The state wage board voted unanimously Wednesday to approve a proposal to increase the minimum wage for fast food workers to $15 an hour.

The wage would rise to $15 an hour for fast food workers in New York City by 2018 and everywhere else in the state by 2021.

Fast food workers are defined as those who work for food establishments with 30 or more restaurants nationwide.

Governor Andrew Cuomo called in to NY1 Wednesday to praise the decision.

"It's really absurd. You take a company like McDonald's. They pay the minimum wage. Their people are still below the poverty level, so they qualify for welfare, and in New York alone, we do about $700 million in payments to McDonald's workers. Meanwhile, McDonald's is making $4 billion a year," Cuomo said.

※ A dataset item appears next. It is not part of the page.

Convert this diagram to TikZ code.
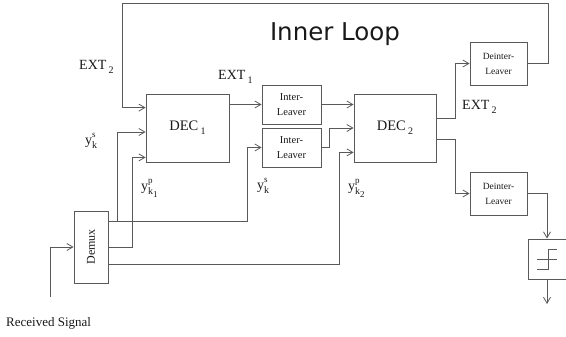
\documentclass[tikz,border=0pt]{standalone}
\usepackage{fontspec}
\setmainfont{Liberation Serif}
\newfontfamily\loopfont{DejaVu Sans}
\usetikzlibrary{arrows.meta}

% text with a lowered index, e.g. DEC 1
\newcommand{\idx}[2]{#1\,\raisebox{-4pt}{\fontsize{10}{10}\selectfont #2}}
% y with upper and lower index
\newcommand{\ylbl}[2]{y\rlap{\raisebox{7pt}{\fontsize{9}{9}\selectfont #1}}\raisebox{-4pt}{\fontsize{10}{10}\selectfont #2}}

\begin{document}
\begin{tikzpicture}[x=1pt,y=-1pt,
    blk/.style={draw=black!65, line width=0.8pt, align=center, inner sep=0pt, text=black!90},
    wire/.style={draw=black!65, line width=0.8pt},
    arr/.style={wire, -{Straight Barb[length=6pt,width=7pt]}},
    lbl/.style={font=\fontsize{14}{14}\selectfont, text=black!90, inner sep=0pt}]
    \useasboundingbox (0,0) rectangle (566,337);

    % blocks
    \node[blk, minimum width=83pt, minimum height=68pt, font=\fontsize{14.5}{14.5}\selectfont] (dec1) at (187.5,128) {\idx{DEC}{1}};
    \node[blk, minimum width=82pt, minimum height=68pt, font=\fontsize{14.5}{14.5}\selectfont] (dec2) at (395,128) {\idx{DEC}{2}};
    \node[blk, minimum width=59pt, minimum height=39pt, font=\fontsize{10.5}{15}\selectfont] (il1) at (291.5,104.5) {Inter-\\Leaver};
    \node[blk, minimum width=59pt, minimum height=39pt, font=\fontsize{10.5}{15}\selectfont] (il2) at (291.5,147.5) {Inter-\\Leaver};
    \node[blk, minimum width=57pt, minimum height=43pt, font=\fontsize{9.5}{15}\selectfont] (dil1) at (498.5,63.5) {Deinter-\\Leaver};
    \node[blk, minimum width=57pt, minimum height=43pt, font=\fontsize{9.5}{15}\selectfont] (dil2) at (498.5,193.5) {Deinter-\\Leaver};
    \node[blk, minimum width=34pt, minimum height=72pt] (demux) at (91,247) {};
    \node[rotate=90, font=\fontsize{12}{12}\selectfont, text=black!90] (demuxtxt) at (demux.center) {Demux};
    \node[blk, minimum width=38pt, minimum height=40pt] (lim) at (547,259) {};

    % limiter symbol
    \draw[wire] ([shift={(-10,10)}]lim.center) -- ++(11,0) -- ++(0,-20) -- ++(9,0);
    \draw[wire] ([shift={(-10,0)}]lim.center) -- ++(20,0);

    % inner loop feedback
    \coordinate (fbr) at (548,3);
    \coordinate (fbl) at (122,3);
    \draw[arr] (dil1.east) -| (fbr) -- (fbl) |- ([yshift=-14pt]dec1.north west);

    % forward path
    \draw[arr] (il1.west -| dec1.east) -- (il1.west);
    \draw[arr] (il1.east) -- (il1.east -| dec2.west);
    \draw[arr] (il2.east) -- ++(8,0) |- (dec2.west);
    \draw[arr] ([yshift=10pt]dec2.east) -- ++(19,0) |- (dil1.west);
    \draw[arr] ([yshift=-11pt]dec2.east) -- ++(19,0) |- (dil2.west);
    \draw[arr] (dil2.east) -| (lim.north);
    \coordinate (out) at (547,304);
    \draw[arr] (lim.south) -- (out);

    % received signal and demux outputs
    \coordinate (rx) at (50,297);
    \draw[arr] (rx) |- (demux.west);
    \draw[arr] ([yshift=26pt]demux.east) -- ++(139,0) |- (il2.west);
    \draw[arr] ([xshift=9pt,yshift=26pt]demux.east) |- ([yshift=-4pt]dec1.west);
    \draw[arr] (demux.east) -- ++(24,0) |- ([yshift=5pt]dec1.south west);
    \draw[arr] ([yshift=-17pt]demux.east) -- ++(231,0) |- ([yshift=10pt]dec2.south west);

    % labels
    \node[font=\loopfont\fontsize{24.5}{24.5}\selectfont, text=black!90] (title) at (335,34) {Inner Loop};
    \node[lbl, anchor=west] (ext2a) at (79,67) {\idx{EXT}{2}};
    \node[lbl, anchor=west] (ext1) at (218,77) {\idx{EXT}{1}};
    \node[lbl, anchor=west] (ext2b) at (462,107) {\idx{EXT}{2}};
    \node[lbl, anchor=west] (ys1) at (85,141) {\ylbl{s}{k}};
    \node[lbl, anchor=west] (yp1) at (141,188) {\ylbl{p}{k\raisebox{-3pt}{\fontsize{9}{9}\selectfont 1}}};
    \node[lbl, anchor=west] (ys2) at (257,186) {\ylbl{s}{k}};
    \node[lbl, anchor=west] (yp2) at (348,188) {\ylbl{p}{k\raisebox{-3pt}{\fontsize{9}{9}\selectfont 2}}};
    \node[font=\fontsize{13}{13}\selectfont, text=black!90, anchor=west, inner sep=0pt] (rxtxt) at (6,323) {Received Signal};
\end{tikzpicture}
\end{document}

In the phone call, the governor also reiterated his support to raise the overall minimum wage.

"I support a raise in the minimum wage. I have fought for it every year. We have raised the minimum wage, as you know, not as high as I would like. But to me, it is the single-best thing we can do," Cuomo said.

"We all talk about income inequality, which is a real and growing problem, poverty, which is a real and growing problem. The best thing you can do is raise the wages for the people who are at the bottom, the working families that are at the bottom, so that they can have a better life."

Fast food workers say getting paid $15 an hour will help them keep up with the high cost of living, but restaurant owners argue it will lead to higher prices and fewer jobs.

Opponents say legal options are being pursued since they say the governor circumvented the legislature and left many other minimum wage workers statewide without the same boost.

"It's an irrational and discriminatory rush to judgment to achieve a pre-determined outcome," said Randy Mastro, an attorney for fast food franchise owners.

Mastro says the argument that it will help minorities and the very poor needs to be re-examined.

"These are small business owners, many of them minorities and women, who are struggling to survive on low margins and can ill afford a 66 percent increase in the wages they have to pay their entry-level workers," Mastro said.

The wage board's decision was the culmination of a steady campaign that included rallies and street protests. Attorney General Eric Schneiderman was one of the first elected officials to publicly point out that Cuomo has the legal power to do what he did with the wage board.

"This is not just a victory for the fast food workers who will get a much-deserved raise. This is a victory for a movement that you have all built," Schneiderman said.

The final determination on the wage hike is made by the state Labor Commissioner, who is also appointed by Cuomo. The commisisoner can either accept the reccomendation, reject it or make modifications. A final decision is expected within the next 30 days.